• [Given instruction] Produce an exact copy of the lines below that run from the line containing "What seaborn and" to the line containing "elinewidth=1.3, capsize=4, capthick=1.3, zorder=5)", inclusive; any picture is omitted.

• [Records for this exercise]
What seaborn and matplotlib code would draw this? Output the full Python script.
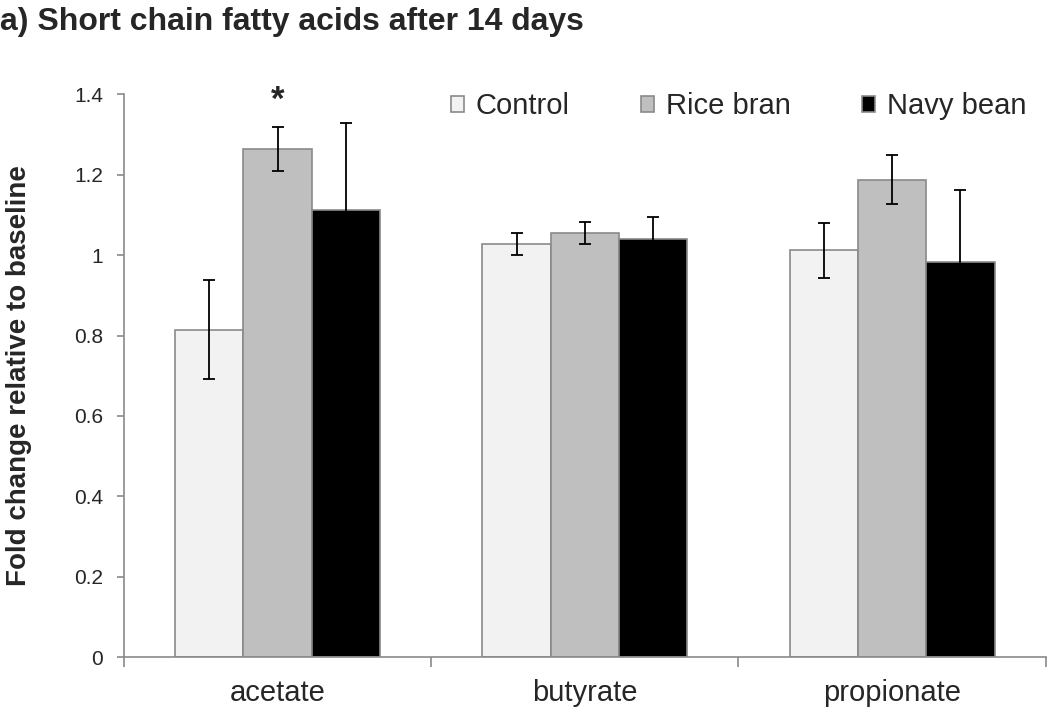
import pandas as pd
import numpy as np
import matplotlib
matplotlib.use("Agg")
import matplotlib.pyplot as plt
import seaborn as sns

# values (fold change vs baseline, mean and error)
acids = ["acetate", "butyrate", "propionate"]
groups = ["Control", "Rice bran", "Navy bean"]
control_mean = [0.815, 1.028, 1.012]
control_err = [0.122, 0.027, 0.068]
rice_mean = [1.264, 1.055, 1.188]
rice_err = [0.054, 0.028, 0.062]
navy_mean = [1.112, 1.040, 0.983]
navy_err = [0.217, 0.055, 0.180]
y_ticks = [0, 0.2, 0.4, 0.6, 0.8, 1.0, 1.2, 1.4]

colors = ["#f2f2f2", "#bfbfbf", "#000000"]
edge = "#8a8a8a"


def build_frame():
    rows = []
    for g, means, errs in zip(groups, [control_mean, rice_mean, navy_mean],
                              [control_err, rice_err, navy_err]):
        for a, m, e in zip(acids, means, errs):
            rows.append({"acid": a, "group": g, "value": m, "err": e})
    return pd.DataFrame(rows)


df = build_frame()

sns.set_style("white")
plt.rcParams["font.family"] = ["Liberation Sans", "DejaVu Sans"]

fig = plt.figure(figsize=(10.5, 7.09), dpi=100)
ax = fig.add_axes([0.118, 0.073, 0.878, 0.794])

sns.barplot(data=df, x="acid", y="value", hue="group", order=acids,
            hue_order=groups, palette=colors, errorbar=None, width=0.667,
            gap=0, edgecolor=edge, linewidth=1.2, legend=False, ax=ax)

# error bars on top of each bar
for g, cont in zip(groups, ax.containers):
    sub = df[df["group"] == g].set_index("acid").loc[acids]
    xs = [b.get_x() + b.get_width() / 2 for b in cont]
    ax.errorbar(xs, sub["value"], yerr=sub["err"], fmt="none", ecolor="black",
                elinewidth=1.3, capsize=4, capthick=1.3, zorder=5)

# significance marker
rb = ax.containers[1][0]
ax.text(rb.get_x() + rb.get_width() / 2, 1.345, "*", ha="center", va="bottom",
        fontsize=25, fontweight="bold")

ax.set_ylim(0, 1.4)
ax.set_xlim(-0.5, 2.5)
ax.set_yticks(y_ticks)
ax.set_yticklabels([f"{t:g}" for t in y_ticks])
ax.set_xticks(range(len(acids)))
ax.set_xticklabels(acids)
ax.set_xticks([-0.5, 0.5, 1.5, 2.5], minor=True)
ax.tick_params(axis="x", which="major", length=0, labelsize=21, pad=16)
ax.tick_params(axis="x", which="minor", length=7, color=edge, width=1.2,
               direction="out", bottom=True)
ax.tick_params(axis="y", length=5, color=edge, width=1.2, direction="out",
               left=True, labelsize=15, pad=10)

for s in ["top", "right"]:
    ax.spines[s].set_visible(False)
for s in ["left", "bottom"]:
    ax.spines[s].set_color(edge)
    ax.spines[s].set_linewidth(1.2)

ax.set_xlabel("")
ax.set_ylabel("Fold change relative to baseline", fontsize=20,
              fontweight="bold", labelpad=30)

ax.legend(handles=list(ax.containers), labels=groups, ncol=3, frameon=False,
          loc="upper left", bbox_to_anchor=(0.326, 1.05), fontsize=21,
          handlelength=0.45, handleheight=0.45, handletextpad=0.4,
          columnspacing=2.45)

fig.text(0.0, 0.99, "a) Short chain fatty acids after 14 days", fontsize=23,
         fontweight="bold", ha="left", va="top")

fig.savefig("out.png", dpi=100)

==

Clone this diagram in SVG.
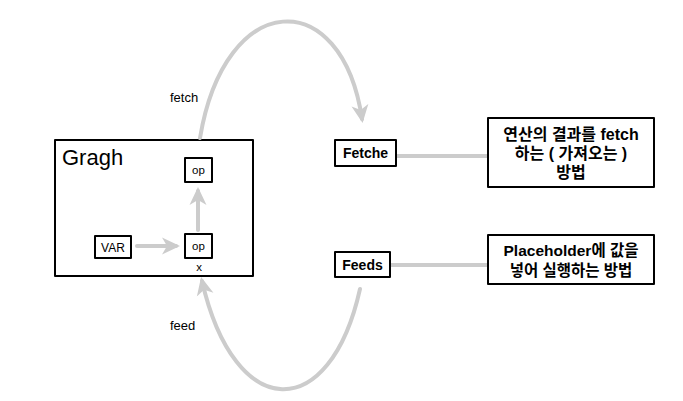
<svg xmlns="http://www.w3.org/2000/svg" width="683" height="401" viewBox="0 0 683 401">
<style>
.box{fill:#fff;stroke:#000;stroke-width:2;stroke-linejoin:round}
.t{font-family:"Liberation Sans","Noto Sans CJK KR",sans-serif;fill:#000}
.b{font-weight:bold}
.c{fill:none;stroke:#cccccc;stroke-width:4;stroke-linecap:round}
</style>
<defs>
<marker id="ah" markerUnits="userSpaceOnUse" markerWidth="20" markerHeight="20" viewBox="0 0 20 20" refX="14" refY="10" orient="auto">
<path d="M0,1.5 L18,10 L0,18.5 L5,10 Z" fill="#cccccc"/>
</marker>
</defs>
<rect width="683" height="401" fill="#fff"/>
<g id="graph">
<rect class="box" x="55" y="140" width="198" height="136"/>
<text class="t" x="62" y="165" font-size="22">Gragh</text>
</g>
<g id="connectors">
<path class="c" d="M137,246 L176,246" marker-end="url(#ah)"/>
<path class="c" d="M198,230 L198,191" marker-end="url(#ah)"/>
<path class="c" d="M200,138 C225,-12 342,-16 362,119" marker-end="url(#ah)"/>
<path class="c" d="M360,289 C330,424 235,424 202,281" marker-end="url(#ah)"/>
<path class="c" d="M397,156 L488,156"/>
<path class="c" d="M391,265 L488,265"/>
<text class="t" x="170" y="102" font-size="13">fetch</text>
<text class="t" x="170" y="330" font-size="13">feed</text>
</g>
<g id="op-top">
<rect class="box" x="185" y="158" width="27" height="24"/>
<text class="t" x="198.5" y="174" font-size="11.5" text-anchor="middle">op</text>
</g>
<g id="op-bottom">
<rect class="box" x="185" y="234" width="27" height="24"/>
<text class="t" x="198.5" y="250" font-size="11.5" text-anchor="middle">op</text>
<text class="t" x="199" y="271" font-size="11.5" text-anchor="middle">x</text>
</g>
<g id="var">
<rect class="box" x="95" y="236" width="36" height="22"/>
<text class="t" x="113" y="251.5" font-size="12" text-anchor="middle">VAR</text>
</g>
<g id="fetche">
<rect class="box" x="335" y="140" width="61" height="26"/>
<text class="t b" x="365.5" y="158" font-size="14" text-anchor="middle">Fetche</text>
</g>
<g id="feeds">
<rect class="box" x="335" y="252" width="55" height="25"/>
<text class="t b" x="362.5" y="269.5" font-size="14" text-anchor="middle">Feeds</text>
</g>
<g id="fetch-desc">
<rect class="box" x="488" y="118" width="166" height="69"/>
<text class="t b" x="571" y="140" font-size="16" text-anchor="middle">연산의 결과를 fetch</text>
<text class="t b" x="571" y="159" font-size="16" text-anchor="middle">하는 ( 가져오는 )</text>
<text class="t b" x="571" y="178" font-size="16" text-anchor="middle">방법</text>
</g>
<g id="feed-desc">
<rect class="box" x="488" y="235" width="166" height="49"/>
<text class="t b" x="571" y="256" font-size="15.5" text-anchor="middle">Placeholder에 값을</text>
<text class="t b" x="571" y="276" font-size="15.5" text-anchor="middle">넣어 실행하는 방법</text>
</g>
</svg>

• [Exercise response]
What seaborn and matplotlib code would draw this? Output the full Python script.
import pandas as pd
import numpy as np
import matplotlib
matplotlib.use("Agg")
import matplotlib.pyplot as plt
import seaborn as sns

# values (fold change vs baseline, mean and error)
acids = ["acetate", "butyrate", "propionate"]
groups = ["Control", "Rice bran", "Navy bean"]
control_mean = [0.815, 1.028, 1.012]
control_err = [0.122, 0.027, 0.068]
rice_mean = [1.264, 1.055, 1.188]
rice_err = [0.054, 0.028, 0.062]
navy_mean = [1.112, 1.040, 0.983]
navy_err = [0.217, 0.055, 0.180]
y_ticks = [0, 0.2, 0.4, 0.6, 0.8, 1.0, 1.2, 1.4]

colors = ["#f2f2f2", "#bfbfbf", "#000000"]
edge = "#8a8a8a"


def build_frame():
    rows = []
    for g, means, errs in zip(groups, [control_mean, rice_mean, navy_mean],
                              [control_err, rice_err, navy_err]):
        for a, m, e in zip(acids, means, errs):
            rows.append({"acid": a, "group": g, "value": m, "err": e})
    return pd.DataFrame(rows)


df = build_frame()

sns.set_style("white")
plt.rcParams["font.family"] = ["Liberation Sans", "DejaVu Sans"]

fig = plt.figure(figsize=(10.5, 7.09), dpi=100)
ax = fig.add_axes([0.118, 0.073, 0.878, 0.794])

sns.barplot(data=df, x="acid", y="value", hue="group", order=acids,
            hue_order=groups, palette=colors, errorbar=None, width=0.667,
            gap=0, edgecolor=edge, linewidth=1.2, legend=False, ax=ax)

# error bars on top of each bar
for g, cont in zip(groups, ax.containers):
    sub = df[df["group"] == g].set_index("acid").loc[acids]
    xs = [b.get_x() + b.get_width() / 2 for b in cont]
    ax.errorbar(xs, sub["value"], yerr=sub["err"], fmt="none", ecolor="black",
                elinewidth=1.3, capsize=4, capthick=1.3, zorder=5)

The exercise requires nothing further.